Yo people, I decided to finally join some gym after half my pants were about to pop their buttons off... well not that pathetic, but you get the point... so I wanted a 1 year fitness program, and suddently there was this article about a Talwalkars center arnd 10-15 mins from my house, newly started. I googled it up and found two links -

*www.talwalkars.net/
*www.talwalkars.co.in/

and two other links - 

*kpowerinfinity.wordpress.com/2007/08/10/talwalkars-gym-do-they-think-the-customer-is-an-ass/
*talwalkars.blogspot.com/

which speak about the non-reliability of the gym.

Anybody know more about this organisation, are they really worth joining?

EDIT: on their website....
*img401.imageshack.us/img401/1466/distressua2.jpg


----------



## krazzy (Jul 8, 2008)

Why not wait outside the gym and ask the people who have joined it? They'll give you the best info.


----------



## Pat (Jul 8, 2008)

^^Lol! What a brilliant idea!

@Dheeraj: I guess it really depends on the branch. Back in Mumbai, there are few branches that have nothing to boast about, while I also know a few that have very loyal,regular members. So its a tough one to answer IMO.


----------



## dheeraj_kumar (Jul 8, 2008)

Did that... and the cute female trainer there looked strange at me. Transparent windows, you see...


----------



## praka123 (Jul 8, 2008)

VLCC also may have madras branches ?


----------



## Pathik (Jul 8, 2008)

IMO They are just overhyped asses. Inquire for decent gyms around your area.


----------



## Pat (Jul 8, 2008)

praka123 said:


> VLCC also may have madras branches ?



VLCC is prolly ok for weight loss only and nothing else!


----------



## NucleusKore (Jul 8, 2008)

If you really want to destress and want some mild aerobic exercise join the basic course of Art of living in your area


----------



## praka123 (Jul 8, 2008)

^@nucleuscore: I am also thinking of joining art of living course by sri sri. how much does it costs?


----------



## NucleusKore (Jul 8, 2008)

I did the basic course last week, Rs. 600 here in Mangalore, price varies from region to region. It's a five day course, really good.


----------



## gopz (Jul 8, 2008)

praka123 said:


> ^@nucleuscore: I am also thinking of joining art of living course by sri sri. how much does it costs?
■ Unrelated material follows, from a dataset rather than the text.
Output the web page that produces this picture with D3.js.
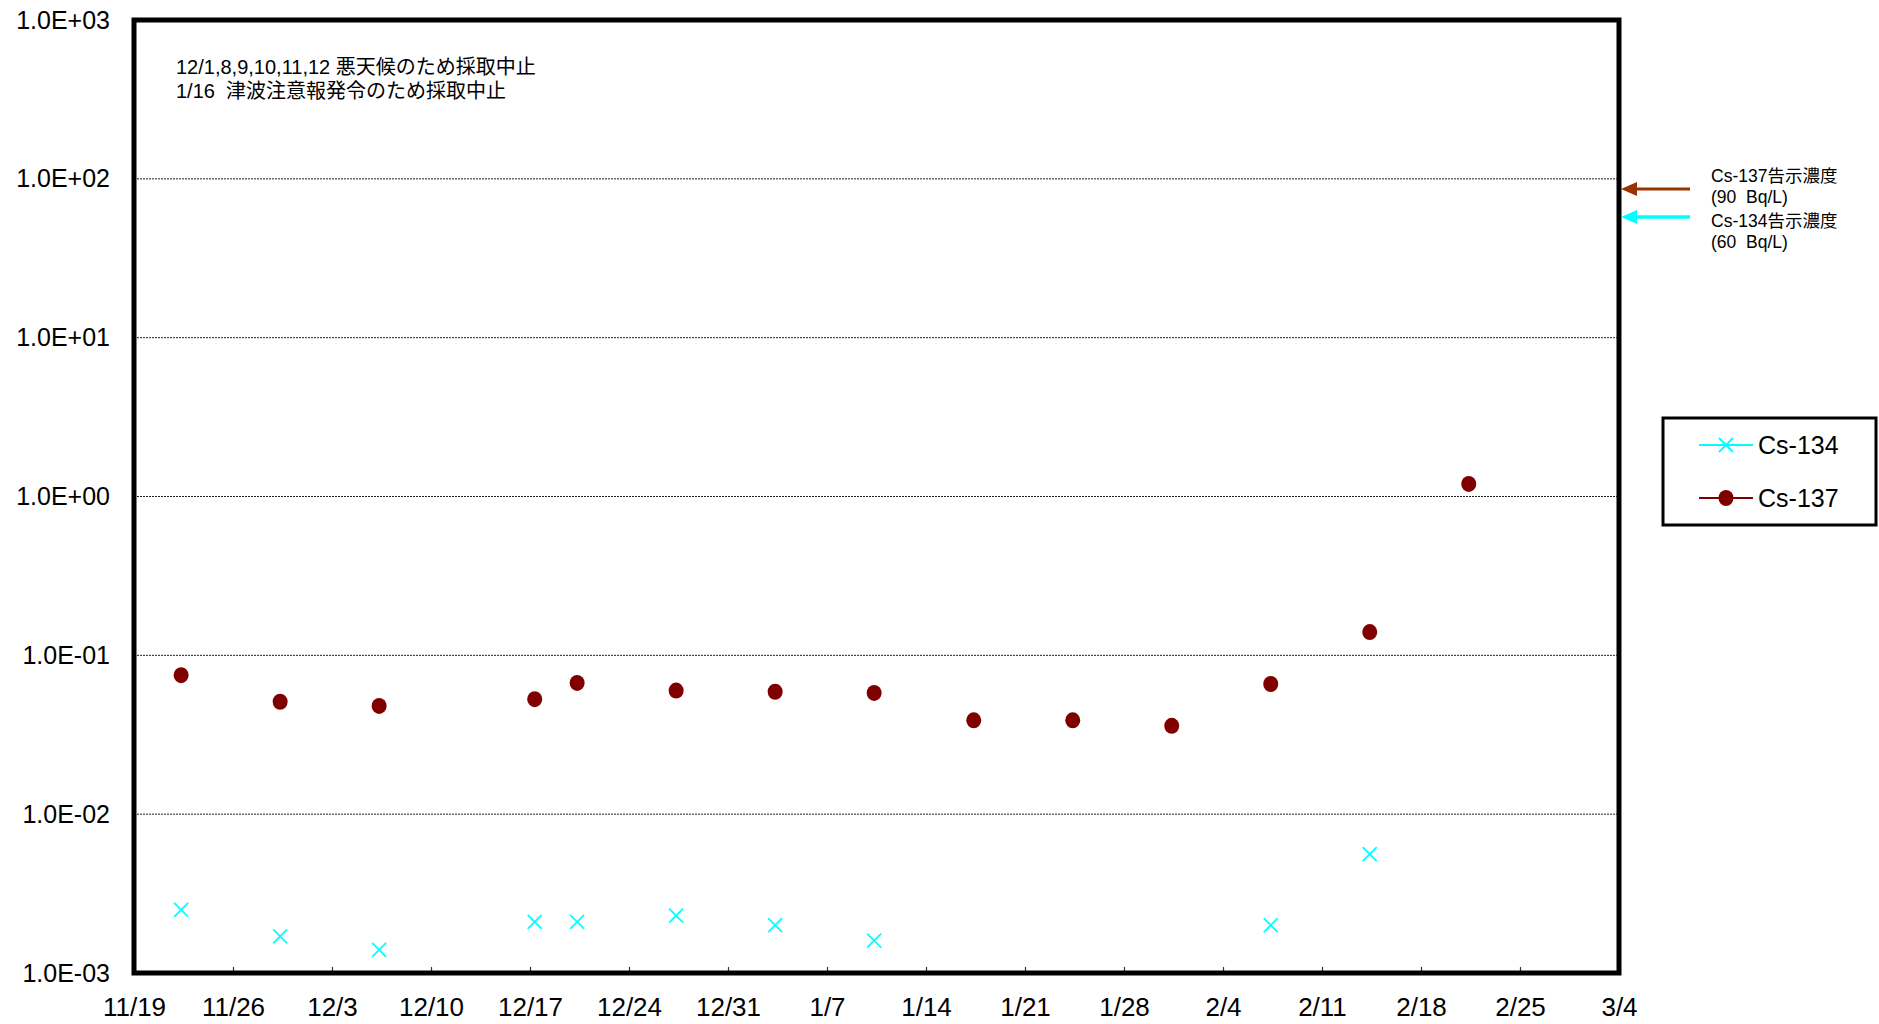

I have done the course. Highly recommended. You should attend ASAP. It costs Rs.1000 here in Bangalore for a 5 day course.


----------



## praka123 (Jul 8, 2008)

^can you people brief what you can expect there?


----------



## NucleusKore (Jul 9, 2008)

Meditation
Some Asanas=light exercise
Some Asanas=light stretches
Chanting
Lectures
Group activity
Sudarshana Kriya - this is the heart of the course, you have to experience it to understand how great it feels

You have to continue at home, all that you learn in five days. They have weekly follow-ups too for life, all included in the basic fee.

They give you a laminated id which you can use in any art of living centre worldwide to attend the follow ups there or meditate


----------